Back to basics: Major school curriculum overhaul
The most significant overhaul of the school curriculum in 30 years is set to slash its contents by up to 20 per cent in a bid to simplify what students are taught and get back to basics.
The ambitious plan to declutter the crowded curriculum will take a decade to implement with a bid to shift the focus of teachers from just preparing students to attain university degrees to having real life skills.
The review's interim report, which was ordered by the state government, has found serious change is required in every NSW school with the current curriculum "not the arrangement that will best serve children" in the future.
The review, conducted by Professor Geoff Masters, has put forward bold proposals including removing grading from A to E in favour of tracking each student's progress and even consideration for scrapping the ATAR.

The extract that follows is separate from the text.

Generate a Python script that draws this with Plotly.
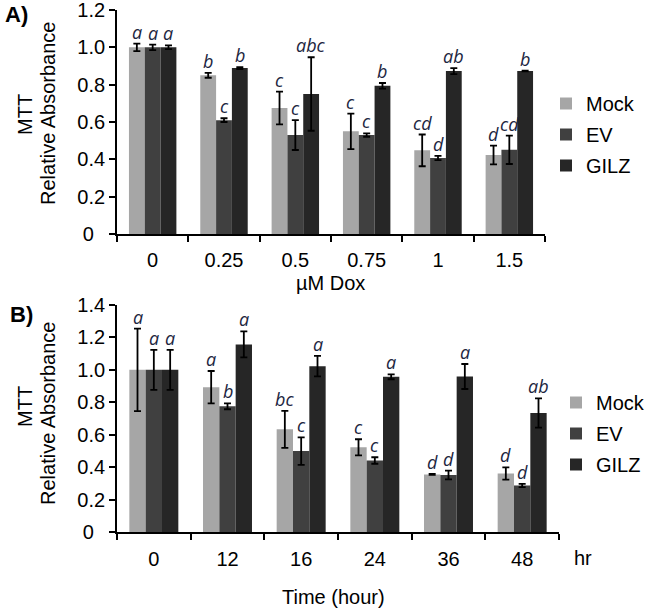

It also suggested curriculum content not be constrained by year level rather by a "level of attainment" and called for teachers to have more control over what they teach so it can be tailored to students needs.
"The new and urgent challenge for schools and the school curriculum is to ensure that all students reach levels of attainment currently achieved by only some," the review states.
The report - the first of its kind in three decades - also notes a decline in NAPLAN results in NSW with this underscoring why major change is needed.
The report found the crowded syllabus has been "encouraging superficial coverage of material rather than teaching for understanding, exploring relevance and meaning, and providing opportunities for students to transfer and apply their learning".
Premier Gladys Berejiklian said the review would lead schools "back to (the) basics" of maths, English and science.
"We want a curriculum that leaves no student behind while stimulating students who are advancing faster than others," she said.
The review also acknowledged that onerous paperwork and "box ticking" was a strain on teachers who also had to spend time canvassing "social concerns" with their students.
Education Minister Sarah Mitchell said the review indicated "significant change" was required.
Michelle Pelizzari supported the back-to-basics approach for her daughters Neve, 10, and Gigi, 12.
"I think the expectation of what teachers have got to focus on has become too broad and it is impacting on our results," she said.
She expressed concern about giving teachers too much autonomy to decide what they would teach.
"You have got to be careful there in terms of who may have their own political or social agenda," she said.